Georgia drivers are now paying an average price of $3.26 per gallon for regular unleaded gasoline, which is 12 cents more than a week ago. That’s also 1 cent more than a month ago, and $1.03 less than this time last year.
It now costs $48.90 to fill a 15-gallon tank of regular gasoline. Drivers are now paying $1.00 less to fill up at the pump compared to a year ago.
Local averages Monday morning were $3.22 in Floyd County, $3.25 in Bartow County, $3.21 in Gordon County, $3.21 in Chattooga County, and $3.19 in Polk County.

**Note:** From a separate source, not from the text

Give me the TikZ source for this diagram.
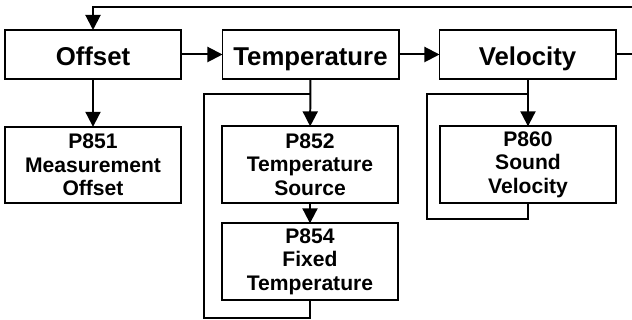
\documentclass[tikz,border=0pt]{standalone}
\usepackage{fontspec}
\setmainfont{Liberation Sans}
\usetikzlibrary{arrows.meta}

\tikzset{
	mainbox/.style={draw, line width=1.7pt, inner sep=0pt, outer sep=0pt,
		minimum width=5.28cm, minimum height=1.47cm,
		text height=18.4pt, text depth=0pt,
		font=\fontsize{22}{24}\selectfont\bfseries},
	parbox/.style={draw, line width=1.7pt, inner sep=0pt, outer sep=0pt,
		minimum width=5.28cm, minimum height=2.29cm, align=center,
		font=\fontsize{18}{20}\selectfont\bfseries},
	link/.style={line width=1.7pt}
}

\begin{document}
\begin{tikzpicture}[x=0.03cm, y=-0.03cm, >={Triangle[length=4.5mm, width=4.5mm]}]
			\useasboundingbox (0,0) rectangle (632,320);
			% top row
			\node[mainbox] (offset) at (93,54.5) {Offset};
			\node[mainbox] (temp) at (310.5,54.5) {Temperature};
			\node[mainbox] (velo) at (527.5,54.5) {Velocity};
			% parameters
			\node[parbox] (p851) at (93,165) {P851\\Measurement\\Offset};
			\node[parbox] (p852) at (310,164.5) {P852\\Temperature\\Source};
			\node[parbox] (p854) at (310,261.5) {P854\\Fixed\\Temperature};
			\node[parbox] (p860) at (528,164.5) {P860\\Sound\\Velocity};
			% free ends
			\coordinate (backin) at (632,7);
			\coordinate (out) at (632,54.5);
			\coordinate (tloop) at (204,318);
			\coordinate (tjoin) at (310,94);
			\coordinate (vloop) at (427,219);
			\coordinate (vjoin) at (528,94);
			\draw[link, ->] (backin) -| (offset.north);
			\draw[link, ->] (offset) -- (temp);
			\draw[link, ->] (temp) -- (velo);
			\draw[link] (velo) -- (out);
			\draw[link, ->] (offset) -- (p851);
			\draw[link, ->] (temp) -- (p852);
			\draw[link, ->] (p852) -- (p854);
			\draw[link, ->] (velo.south -| p860.north) -- (p860);
			\draw[link] (p854.south) |- (tloop) |- (tjoin);
			\draw[link] (p860.south) |- (vloop) |- (vjoin);
		\end{tikzpicture}
\end{document}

“Georgians experienced unwelcomed spikes at the pumps this weekend,” said Montrae Waiters, AAA-The Auto Club Group spokeswoman. “Less expensive oil and fewer people fueling usually indicates lower pump prices. However, there is some upward pricing pressure now due to the switch to summer blend gasoline, which may add about five to ten cents per gallon. But if demand and oil costs remain low, this recent price bounce may fade.”

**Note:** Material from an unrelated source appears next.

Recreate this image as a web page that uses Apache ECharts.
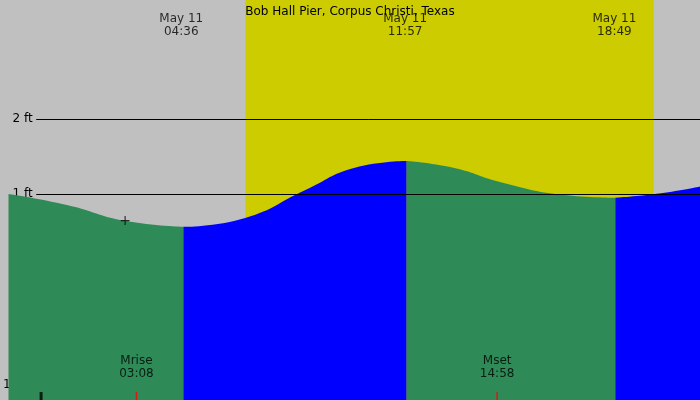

Gas Prices Surge Higher, but for How Long?
Since last Monday, the national average for a gallon of regular gasoline has increased by 7 cents to $3.47 (subject to change overnight). However, this price pop could be short-lived, as demand and the global cost of oil have fallen recently. According to data from the Energy Information Administration (EIA), gas demand declined from 9.11 million to 8.56 million barrels a day last week. Meanwhile, total domestic gasoline stocks decreased by 1.1 million barrels to 238.1 million barrels. Although gas demand has declined, fluctuating oil prices have increased pump prices amid tighter supply.
Oil Market Dynamics
At the close of Wednesday’s formal trading session, WTI decreased by 92 cents to settle at $76.66. Crude prices decreased yesterday due to weaker domestic oil demand expectations for 2023 after the Chair of the U.S. Federal Reserve indicated that additional interest rate increases are likely. The market is concerned that rising interest rates could tip the U.S. economy into a recession, which would lower oil demand amid reduced economic activity. Additionally, the EIA reported that total domestic commercial crude inventories decreased by 1.7 million barrels to 478.5 million barrels.